Main Differences Between 401(k) and 403(b)
While both plans tend to be very similar in structure, there are some key differences:
- The main difference between a 401(k) vs 403(b) plan comes down to the employer type
- A 403(b) plan can have an ERISA exemption while a 401(k) plan can’t
- Eligible employers for a 403(b) plan are limited to public school employees, nurses and doctors, government employees, librarians, and non-profit organizations
- The vesting schedule for a 403(b) plan tends to be shorter than that of a 401(k) plan
- 401(k) plans offer much higher match programs and can accumulate more money over the lifespan of the the plan
- Expenses for non-ERISA 403(b) plans tend to be much lower since they don’t have the same reporting requirements as standard 401(k)s
As you can see the two plans are similar but have some key differences that make them unique. It’s important to get familiar with your 403(b) withdrawal rules if you have an account.
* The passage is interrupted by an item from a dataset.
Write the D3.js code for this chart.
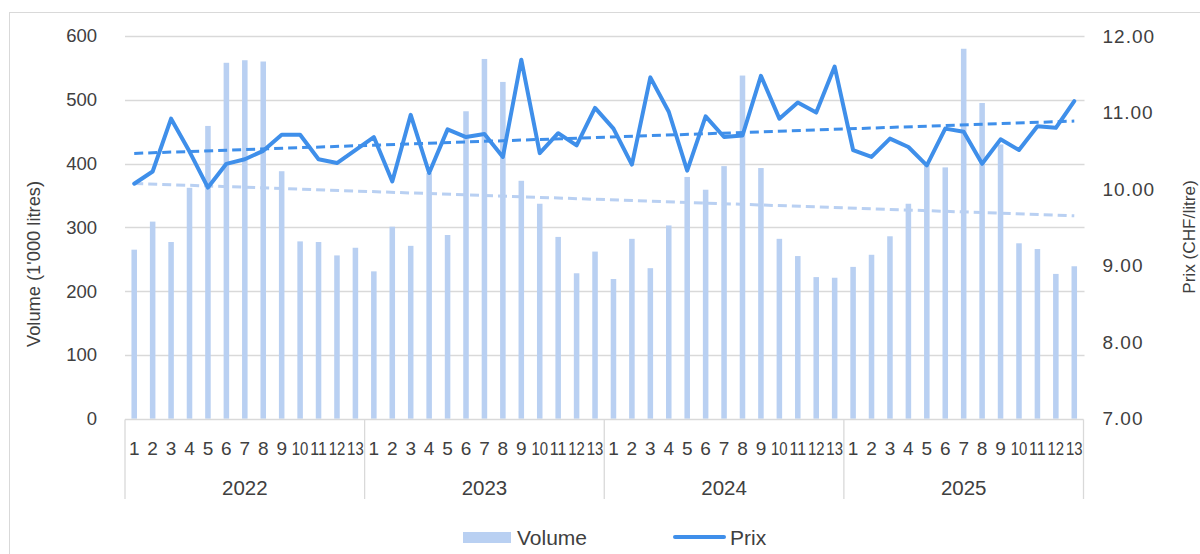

You can learn what limitations and advantages you have within the rules and guidelines that govern your plan.
Similarities Between 401(k) and 403(b)
A 401(k) and 403(b) plan have unique similarities and are great retirement options for eligible employees. The one available to you will depend on the type of company you work for.
- Both plans are qualified tax-advantaged plans offered to employees by employers
- A 401(k) plan and a 403(b) plan both have a traditional option as well as a ROTH option
- Both plans have the same annual contribution limits as well as the same catch-up contributions limits
- Participants in a 401(k) and a 403(b) plan must hit age 59.5 before they are eligible for distributions
It’s worth noting that some of the differences and similarities with these retirement plans will also vary greatly by the size of the employer and their management philosophy.
Pros and Cons of a 401(k)
The 401(k) is the main retirement option for employees who work at public and private companies. They offer pros and cons employees should be aware of.
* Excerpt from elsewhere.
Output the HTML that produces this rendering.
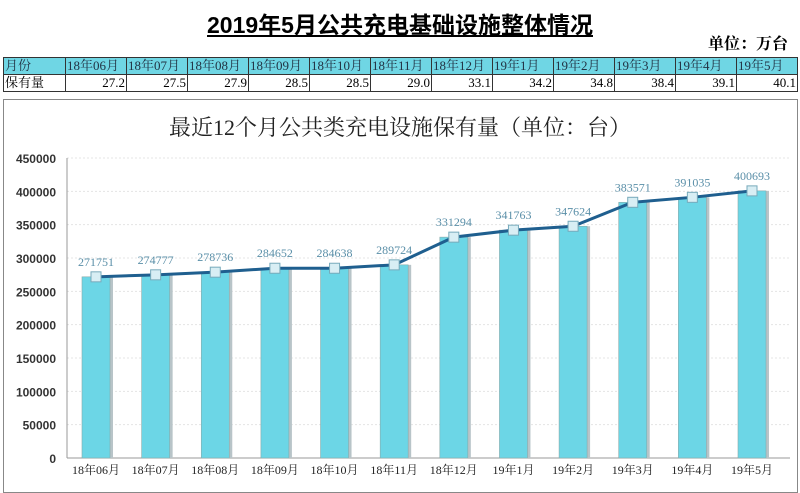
<!DOCTYPE html>
<html><head><meta charset="utf-8"><style>
body{margin:0;width:800px;height:493px;background:#fff;overflow:hidden;font-family:"Liberation Serif","Noto Serif CJK SC",serif;position:relative}
.t{position:absolute;left:0;width:800px;top:6px;text-align:center;font:bold 23px "Liberation Sans","Noto Sans CJK SC",sans-serif;}
.t span{text-decoration:underline}
.u{position:absolute;right:12px;top:31px;font:bold 16px "Liberation Serif","Noto Serif CJK SC",serif}
table{position:absolute;left:3px;top:57px;width:795px;border-collapse:collapse;font-size:13px;table-layout:fixed}
td{border:1px solid #333;height:16px;padding:0 1px;line-height:16px}
tr.h td{background:#6fd6e4;color:#234}
tr.v td{text-align:right}
tr td:first-child{text-align:left;width:59px}
.box{position:absolute;left:3px;top:99px;width:793px;height:392px;border:1px solid #888}
</style></head><body>
<div class="t"><span>2019年5月公共充电基础设施整体情况</span></div>
<div class="u">单位：万台</div>
<table>
<tr class="h"><td>月份</td><td>18年06月</td><td>18年07月</td><td>18年08月</td><td>18年09月</td><td>18年10月</td><td>18年11月</td><td>18年12月</td><td>19年1月</td><td>19年2月</td><td>19年3月</td><td>19年4月</td><td>19年5月</td></tr>
<tr class="v"><td>保有量</td><td>27.2</td><td>27.5</td><td>27.9</td><td>28.5</td><td>28.5</td><td>29.0</td><td>33.1</td><td>34.2</td><td>34.8</td><td>38.4</td><td>39.1</td><td>40.1</td></tr>
</table>
<div class="box"></div>
<svg id="c" width="800" height="493" style="position:absolute;left:0;top:0"></svg>
<script>
const categories=["18年06月","18年07月","18年08月","18年09月","18年10月","18年11月","18年12月","19年1月","19年2月","19年3月","19年4月","19年5月"];
const values=[271751,274777,278736,284652,284638,289724,331294,341763,347624,383571,391035,400693];
const ticks=[0,50000,100000,150000,200000,250000,300000,350000,400000,450000];
const NS="http://www.w3.org/2000/svg",svg=document.getElementById('c');
const x0=67,y0=458,yMax=450000,ph=300,first=96,last=752;
const step=(last-first)/(categories.length-1);
const y=v=>y0-v/yMax*ph, x=i=>first+i*step;
function mk(t,a,p){const e=document.createElementNS(NS,t);for(const k in a)e.setAttribute(k,a[k]);(p||svg).appendChild(e);return e;}
const tt=mk('text',{x:400,y:135,'text-anchor':'middle','font-size':22,fill:'#222','font-family':'"Liberation Serif","Noto Serif CJK SC",serif'});
tt.textContent='最近12个月公共类充电设施保有量（单位：台）';


ticks.forEach(v=>{
 if(v>0){const g=mk('line',{x1:x0,x2:790,y1:y(v),y2:y(v),stroke:'#e4e4e4','stroke-dasharray':'2,2'});
 
 }
 const t=mk('text',{x:56,y:y(v)+5,'text-anchor':'end','font-size':12,'font-weight':'bold',fill:'#333','font-family':'"Liberation Sans",sans-serif'});
 t.textContent=v;
 
 
});
const ax=mk('line',{x1:x0,x2:x0,y1:y0-300,y2:y0,stroke:'#999'});


const bx=mk('line',{x1:x0,x2:790,y1:y0,y2:y0,stroke:'#999'});


values.forEach((v,i)=>{
 const s=mk('rect',{x:x(i)-13,y:y(v),width:30,height:y0-y(v),fill:'#b8c4c8'});
 
 
 const b=mk('rect',{x:x(i)-14,y:y(v),width:28,height:y0-y(v),fill:'#6cd6e6',stroke:'#8aa',"stroke-width":0.6});
 
 
 const l=mk('text',{x:x(i),y:474,'text-anchor':'middle','font-size':12,fill:'#222','font-family':'"Liberation Serif","Noto Serif CJK SC",serif'});
 l.textContent=categories[i];
 
 
});
const ln=mk('polyline',{points:values.map((v,i)=>x(i)+','+y(v)).join(' '),fill:'none',stroke:'#1f5f8f','stroke-width':3});


values.forEach((v,i)=>{
 const m=mk('rect',{x:x(i)-5,y:y(v)-5,width:10,height:10,fill:'#d8eef4',stroke:'#7ab'});
 
 
 const t=mk('text',{x:x(i),y:y(v)-11,'text-anchor':'middle','font-size':12,fill:'#5a8fa8','font-family':'"Liberation Serif",serif'});
 t.textContent=v;
 
 
});
</script>
</body></html>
- 401(k) plans have federal protection by ERISA
- Employers offer matching contributions with 401(k) plans which can help you save more
- 401(k) plans have high annual contribution limits which allow you to reduce your taxable income
- You can take a 401(k) loan against your balance
- If you leave your employer you can transfer your 401(k) to your new employer
- 401(k)s generally have limited investment options
- There are early withdrawal fees if you want to take money out before age 59.5
- Depending on the plan administrator, the fees can be higher with traditional 401(k) plans
- Plan participants usually make their own investment selections
Pros and Cons of a 403(b)
A 403(b) plan offers unique pros and cons and it’s important to be aware of them if your employer offers one.
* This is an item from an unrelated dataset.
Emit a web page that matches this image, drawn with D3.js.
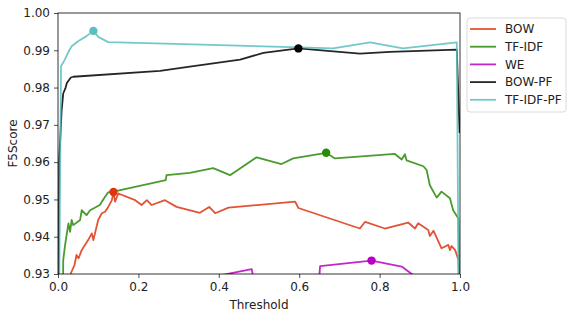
<!DOCTYPE html>
<html>
<head>
<meta charset="utf-8">
<script src="https://cdn.jsdelivr.net/npm/d3@7/dist/d3.min.js"></script>
<style>
  body { margin: 0; background: #fff; }
  svg { display: block; font-family: "DejaVu Sans", sans-serif; }
</style>
</head>
<body>
<div id="chart"></div>
<script>
// series names (legend order)
const seriesNames = ['BOW', 'TF-IDF', 'WE', 'BOW-PF', 'TF-IDF-PF'];

// thresholds / F5 scores
const bowT = [0.028, 0.032, 0.041, 0.046, 0.051, 0.059, 0.067, 0.075, 0.084, 0.088, 0.096, 0.100, 0.104, 0.109, 0.117, 0.125, 0.134, 0.138, 0.142, 0.150, 0.192, 0.208, 0.221, 0.233, 0.266, 0.295, 0.353, 0.376, 0.391, 0.424, 0.590, 0.598, 0.751, 0.764, 0.813, 0.871, 0.888, 0.896, 0.921, 0.925, 0.934, 0.954, 0.971, 0.975, 0.979, 0.988, 0.996, 0.999];
const bowS = [0.925, 0.9302, 0.9324, 0.9351, 0.9342, 0.9364, 0.9378, 0.9391, 0.9409, 0.9391, 0.9427, 0.9445, 0.9453, 0.9463, 0.9467, 0.9480, 0.9498, 0.9520, 0.9494, 0.9516, 0.9498, 0.9485, 0.9498, 0.9485, 0.9498, 0.9480, 0.9464, 0.9480, 0.9463, 0.9478, 0.9494, 0.9477, 0.9422, 0.9440, 0.9422, 0.9438, 0.9422, 0.9436, 0.9418, 0.9402, 0.9416, 0.9369, 0.9378, 0.9364, 0.9375, 0.9364, 0.9338, 0.920];

const tfidfT = [0.012, 0.013, 0.017, 0.022, 0.026, 0.030, 0.034, 0.038, 0.055, 0.059, 0.071, 0.080, 0.104, 0.117, 0.125, 0.138, 0.268, 0.270, 0.328, 0.386, 0.428, 0.494, 0.556, 0.585, 0.667, 0.689, 0.838, 0.855, 0.863, 0.867, 0.909, 0.917, 0.925, 0.942, 0.954, 0.975, 0.983, 0.996, 0.999];
const tfidfS = [0.920, 0.9337, 0.9373, 0.9409, 0.9436, 0.9413, 0.9445, 0.9431, 0.9445, 0.9471, 0.9458, 0.9471, 0.9485, 0.9507, 0.9519, 0.9521, 0.9552, 0.9565, 0.9571, 0.9584, 0.9565, 0.9613, 0.9595, 0.9610, 0.9625, 0.9610, 0.9622, 0.9607, 0.9621, 0.9605, 0.9589, 0.9579, 0.9538, 0.9505, 0.9521, 0.9503, 0.9471, 0.9449, 0.920];

const weT = [0.35, 0.482, 0.492, 0.647, 0.652, 0.780, 0.855, 0.880, 0.92];
const weS = [0.9285, 0.9313, 0.925, 0.925, 0.9321, 0.9336, 0.9320, 0.9300, 0.926];

const bowPfT = [0.001, 0.003, 0.009, 0.013, 0.019, 0.022, 0.032, 0.038, 0.254, 0.328, 0.453, 0.511, 0.598, 0.751, 0.826, 0.992, 0.999];
const bowPfS = [0.90, 0.9605, 0.9739, 0.9784, 0.9800, 0.9812, 0.9827, 0.9829, 0.9845, 0.9856, 0.9875, 0.9893, 0.9905, 0.9891, 0.9896, 0.9902, 0.9678];

const tfidfPfT = [0.001, 0.0075, 0.016, 0.026, 0.034, 0.050, 0.071, 0.088, 0.100, 0.125, 0.266, 0.602, 0.684, 0.776, 0.858, 0.992, 0.997];
const tfidfPfS = [0.90, 0.9857, 0.9873, 0.9896, 0.9911, 0.9924, 0.9938, 0.9952, 0.9936, 0.9922, 0.9918, 0.9908, 0.9905, 0.9921, 0.9905, 0.9921, 0.920];

const xTicks = [0, 0.2, 0.4, 0.6, 0.8, 1.0];
const yTicks = [0.93, 0.94, 0.95, 0.96, 0.97, 0.98, 0.99, 1.00];

const colors = ['#dc3510', '#2a8a0a', '#b800c0', '#000000', '#5bbfc1'];

const series = [
  [bowT, bowS], [tfidfT, tfidfS], [weT, weS], [bowPfT, bowPfS], [tfidfPfT, tfidfPfS]
].map(([t, s], i) => ({
  name: seriesNames[i],
  color: colors[i],
  pts: t.map((x, j) => ({ x: x, y: s[j] }))
}));

const W = 568, H = 316;
const margin = { top: 13, right: 108, bottom: 42, left: 58 },
  width = W - margin.left - margin.right,
  height = H - margin.top - margin.bottom;

const svg = d3.select('#chart').append('svg')
  .attr('width', W)
  .attr('height', H);

const g = svg.append('g')
  .attr('transform', 'translate(' + margin.left + ',' + margin.top + ')');

const x = d3.scaleLinear().domain([0, 1]).range([0, width]);
const y = d3.scaleLinear().domain([0.93, 1.00]).range([height, 0]);

g.append('clipPath').attr('id', 'clip')
  .append('rect').attr('width', width).attr('height', height);

// axes
const xAxis = g.append('g')
  .attr('transform', 'translate(0,' + height + ')')
  .call(d3.axisBottom(x).tickValues(xTicks).tickFormat(d3.format('.1f')).tickSize(4).tickPadding(4));
const yAxis = g.append('g')
  .call(d3.axisLeft(y).tickValues(yTicks).tickFormat(d3.format('.2f')).tickSize(4).tickPadding(4));

[xAxis, yAxis].forEach(a => {
  a.select('.domain').remove();
  a.selectAll('text').attr('font-size', 12).attr('fill', '#222')
    .attr('font-family', '"DejaVu Sans", sans-serif');
  a.selectAll('line').attr('stroke', '#222').attr('stroke-width', 0.8);
});

// lines
const line = d3.line().x(d => x(d.x)).y(d => y(d.y));
const plot = g.append('g').attr('clip-path', 'url(#clip)');

series.forEach(s => {
  plot.append('path')
    .datum(s.pts)
    .attr('fill', 'none')
    .attr('stroke', s.color)
    .attr('stroke-opacity', 0.85)
    .attr('stroke-width', 1.8)
    .attr('stroke-linejoin', 'round')
    .attr('d', line);
});

// best score markers
series.forEach(s => {
  const best = d3.greatest(s.pts, d => d.y);
  plot.append('circle')
    .attr('cx', x(best.x))
    .attr('cy', y(best.y))
    .attr('r', 4.2)
    .attr('fill', s.color);
});

// frame
g.append('rect')
  .attr('width', width).attr('height', height)
  .attr('fill', 'none').attr('stroke', '#000').attr('stroke-width', 0.8);

// axis labels
g.append('text')
  .attr('x', width / 2).attr('y', height + 35)
  .attr('text-anchor', 'middle').attr('font-size', 12).attr('fill', '#222')
  .text('Threshold');
g.append('text')
  .attr('transform', 'translate(' + (-41) + ',' + (height / 2) + ') rotate(-90)')
  .attr('text-anchor', 'middle').attr('font-size', 12).attr('fill', '#222')
  .text('F5Score');

// legend
const lg = svg.append('g').attr('transform', 'translate(467,18)');
lg.append('rect')
  .attr('width', 99).attr('height', 94).attr('rx', 3)
  .attr('fill', '#fff').attr('stroke', '#d0d0d0').attr('stroke-width', 0.8);
series.forEach((s, i) => {
  const row = lg.append('g').attr('transform', 'translate(0,' + (11 + i * 17.7) + ')');
  row.append('line')
    .attr('x1', 3).attr('x2', 29)
    .attr('stroke', s.color).attr('stroke-opacity', 0.85).attr('stroke-width', 1.8);
  row.append('text')
    .attr('x', 38).attr('dy', '0.35em')
    .attr('font-size', 12).attr('fill', '#222')
    .text(s.name);
});
</script>
</body>
</html>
- Flexibility in employee contributions
- Shorter vesting schedules than a 401(k) plan
- 403(b) may or may not be subject to ERISA
- Allow for extra catch-up contributions
- Limited to a few investment choices
- 403(b) plans are limited to specific employers
- Penalties on early withdrawals before age 59.5
- Employers tend to avoid matching because they will lose their ERISA exemption
As you can see, the 401(k) and 403(b) plans have differences and similarities which make them unique. They also come with their own set of advantages and limitations that employees need to know. One isn’t necessarily better than the other. However, knowing which one is available to you will help you better understand your retirement options.